Similar to the first experiment, individuals who rated the solicitation as having high benefits were more likely to signal intention to contact. We thought this experiment would help us identify some special vulnerable subtype, like the elderly, but instead, the interested consumers in both experiments were exactly the same – those who saw the potential for high benefits as outweighing the risks. There were no significant differences based on age, gender or other demographics we looked at.
Even though about 60 percent identified the solicitations as likely a scam, they also still viewed the opportunity as potentially beneficial. In some ways these advance fee scams may act as unofficial lotteries – a low cost of entry and a high chance of failure. While consumers are wary, they don’t completely write off the possibility of a big payoff, and some clearly are willing to undertake the risk.
Unfortunately, consumers overestimate their ability to back out if the offer turns out to be a scam. Once potential “suckers” are identified by responding to an actual solicitation over the phone call or by clicking on a fraudulent ad, they may be relentlessly targeted by phone, email and mail.
For many, solicitations via junk mail, spam email and robocalls are just incredibly annoying. But for some, they’re more than just a nuisance, they’re a trap.

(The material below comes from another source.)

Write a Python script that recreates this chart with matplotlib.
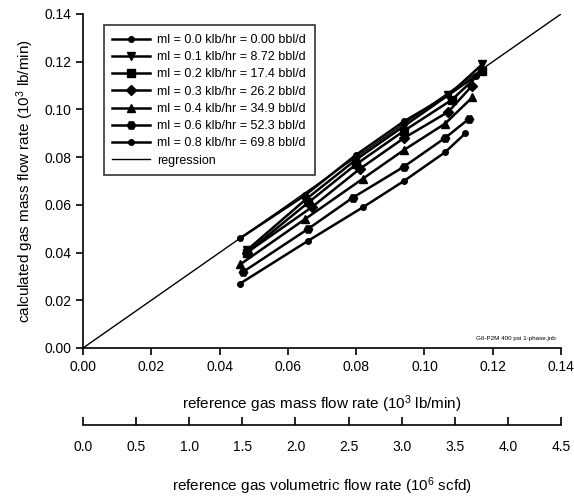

To best protect yourself from being targeted, you need to be careful and use resources to help avoid scams. There are some services and apps intended to assist in screening calls and preventing identify theft. And some telephone companies such as T-Mobile allow you to opt in to such services. And more consumer education on the dangers of scams would help.
It is also important to resist clicking and responding to suspicious material in any way. Consumers who quickly identify a solicitation as a risk and dispose of it without wasting time are less vulnerable.
Given that the perception of benefits and risks were the most important factors in intention to comply, consumers should only focus on the risk and avoid getting sucked in by the potential benefits.